We’ve been working on something we call “SemOps” (like DevOps but for Semantic Technology + IT Operations). The basic idea is how can we create a pipeline to go from proposed enterprise ontology or taxonomy enhancements to “in-production” as frictionlessly as possible.
As so often happens, when we shine the Semantic Light on a topic area, we see things anew. In this very circuitous way, we’ve come to some observations and benefits that we think will be of interest even to those who aren’t on the Semantic path.
DevOps for Data People
If you’re completely on the data side, you may not be aware of what developers are doing these days. Most mature development teams have deployed some version of DevOps (Software Development + IT Operations) along with CI/CD (Continuous Integration / Continuous Deployment).
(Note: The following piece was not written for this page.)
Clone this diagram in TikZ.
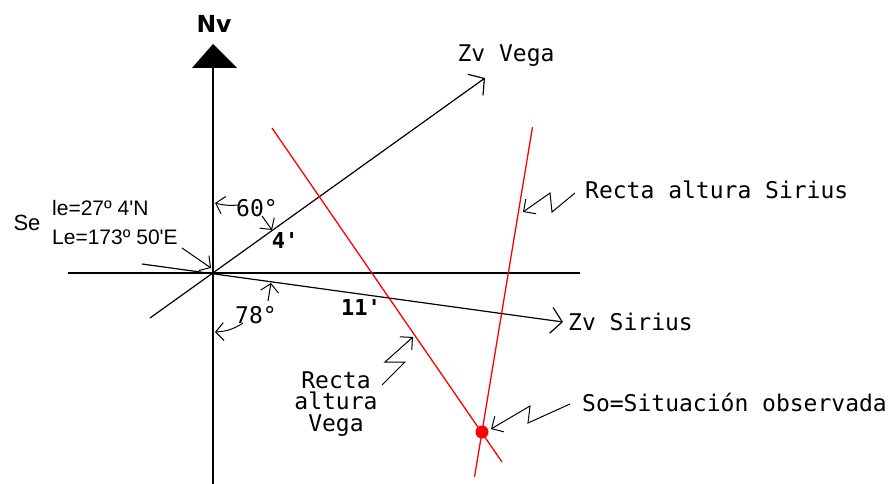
\documentclass[tikz,border=0pt]{standalone}
\usepackage{fontspec}
\usetikzlibrary{arrows.meta}
\newfontfamily\monof{DejaVu Sans Mono}
\newfontfamily\monobf{DejaVu Sans Mono Bold}
\newfontfamily\sansf{Liberation Sans}
\newfontfamily\nvfont{DejaVu Sans Bold}
\begin{document}
\begin{tikzpicture}[x=1pt,y=-1pt,
  axis/.style={line width=2pt},
  ray/.style={line width=1.2pt,-{Straight Barb[length=11pt,width=26pt,line width=1.2pt]}},
  redline/.style={red,line width=1.3pt},
  pointer/.style={line width=1pt,-{Straight Barb[length=9pt,width=18pt,line width=1pt]}},
  angarrow/.style={line width=1pt,-{Straight Barb[length=8pt,width=18pt,line width=1pt]}},
  mlabel/.style={font=\monof\fontsize{23}{21.5}\selectfont,inner sep=0pt},
  blabel/.style={font=\monobf\fontsize{22}{22}\selectfont,inner sep=0pt},
  slabel/.style={font=\sansf\fontsize{21}{21}\selectfont,inner sep=0pt}]
\useasboundingbox (0,0) rectangle (892,484);
% axes
\coordinate (O) at (213,273);
\coordinate (axbot) at (213,484);
\coordinate (axtop) at (213,68);
\coordinate (hleft) at (68,273);
\coordinate (hright) at (580,273);
\draw[axis] (axbot) -- (axtop);
\draw[axis] (hleft) -- (hright);
\fill (192,68) -- (237,68) -- (213,44) -- cycle;
\node[font=\nvfont\fontsize{23.5}{23.5}\selectfont,inner sep=0pt] (nv) at (214,24) {Nv};
% rays
\coordinate (vstart) at (150,318);
\coordinate (vtip) at (485,78);
\coordinate (sstart) at (142,264);
\coordinate (stip) at (563,322);
\draw[ray] (vstart) -- (vtip);
\draw[ray] (sstart) -- (stip);
\node[mlabel] (zvvega) at (506,56) {Zv Vega};
\node[mlabel,anchor=west] (zvsirius) at (568,322) {Zv Sirius};
% red lines
\node[circle,fill=red,minimum size=13pt,inner sep=0pt] (so) at (482,432) {};
\coordinate (rv1) at (272,128);
\coordinate (rv2) at (502,462);
\coordinate (rs1) at (532.5,127);
\coordinate (rs2) at (474.5,477);
\draw[redline] (rv1) -- (rv2);
\draw[redline] (rs1) -- (rs2);
% labels
\node[mlabel,anchor=west] (lsirius) at (585,190) {Recta altura Sirius};
\node[mlabel,anchor=west] (lso) at (582,402) {So=Situación observada};
\node[mlabel,align=center] (lvega) at (336,404) {Recta\\altura\\Vega};
\node[mlabel] (a60) at (257,208) {60°};
\node[mlabel] (a78) at (256,315) {78°};
\node[blabel] (d4) at (285,240) {4\textquotesingle};
\node[blabel] (d11) at (361,307) {11\textquotesingle};
\node[font=\sansf\fontsize{22}{22}\selectfont,inner sep=0pt] (se) at (27,223) {Se};
\node[slabel,anchor=west] (lat) at (52,208) {le=27º 4\textquotesingle N};
\node[slabel,anchor=west] (lon) at (52,237) {Le=173º 50\textquotesingle E};
% angle arrows
\coordinate (g60a) at (238,205);
\coordinate (g60tip) at (215,203);
\coordinate (g60b) at (262,216);
\coordinate (g60tipb) at (272,230);
\draw[angarrow] (g60a) to[bend left=10] (g60tip);
\draw[angarrow] (g60b) -- (g60tipb);
\coordinate (g78a) at (243,323);
\coordinate (g78tip) at (215,332);
\coordinate (g78b) at (268,301);
\coordinate (g78tipb) at (271,283);
\draw[angarrow] (g78a) to[bend left=15] (g78tip);
\draw[angarrow] (g78b) -- (g78tipb);
% Se pointer
\coordinate (sea) at (182,248);
\coordinate (setip) at (211,268);
\draw[angarrow] (sea) -- (setip);
% zigzag pointers
\coordinate (zv0) at (382,385);
\coordinate (zv1) at (405,362);
\coordinate (zv2) at (385,362);
\coordinate (zvtip) at (413,337);
\draw[pointer] (zv0) -- (zv1) -- (zv2) -- (zvtip);
\coordinate (zs0) at (575,193);
\coordinate (zs1) at (552,212);
\coordinate (zs2) at (550,193);
\coordinate (zstip) at (523,212);
\draw[pointer] (zs0) -- (zs1) -- (zs2) -- (zstip);
\coordinate (zo0) at (570,404);
\coordinate (zo1) at (528,423);
\coordinate (zo2) at (530,406);
\coordinate (zotip) at (491,429);
\draw[pointer] (zo0) -- (zo1) -- (zo2) -- (zotip);
\end{tikzpicture}
\end{document}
To understand what they are doing it helps to harken back to what preceded DevOps and CI/CD. Once upon a time, software was delivered via the waterfall methodology. Months or occasionally years would be spent getting the requirements for a project “just right.” The belief was that if you didn’t get the requirements right up front, the cost to add even a single new feature would cost 40 times what it would cost if the requirement were identified up front. It turns out there was some good data on this cost factor, and it still casts its shadow any time you try to make a modification to a packaged enterprise application, 40 x is a reasonable benchmark compared to what it would cost to implement that feature outside the package. This as a side note is the economics that creates the vast number of “satellite systems” that seem to spring up alongside large packaged applications.
Once the requirements were signed off on, the design began (more months or years) then coding (more months or years) finally systems testing (more months or years). Then the big conversion weekend, the system goes into production, tee shirts are handed out to the survivors and the system becomes IT Operations problem.
There really was only ever, one “move to production” and few thought it worthwhile to invest the energy in making this more efficient. Most sane people, once they’d stayed up all night on a conversion weekend, were loath to sign up for another, and it certainly didn’t occur to them to find out a way to make it better.
Then agile came along. One of the tenets of agile was that you always had a working version that you could, in theory, push to production. In the early days it wasn’t that people were pushing to production on any frequent schedule, but the fact that you always could was a good discipline to avoid technical debt and straying off building hypothetical components.
Over time, the idea that you could push to production became the idea that you should. As people invested more and more in their unit testing and regression testing, and pipelines to move from dev to QA to production, people became used to the idea of pushing small incremental changes into production systems. That was the birth of DevOps and CI/CD. In mature organizations like Google and Amazon, new versions of their software are being pushed to production many times per day (some reports say many times per second, but this may be hyperbole).
The reason I bring it up is because there are some things in there that we expect to duplicate with SemOps, and some that we already have with data (as I was writing this sentence, I was tempted to write “DataOps” and I thought: “is there such a thing?”) A nanosecond of googling later and I found this extremely well written article on the topic from our friends at DataKitchen. They are focusing more on the data analytics part of the enterprise, which is a hugely important area. The points I was going to make were more focused on the data source end of the pipeline, but the two ideas tie together nicely.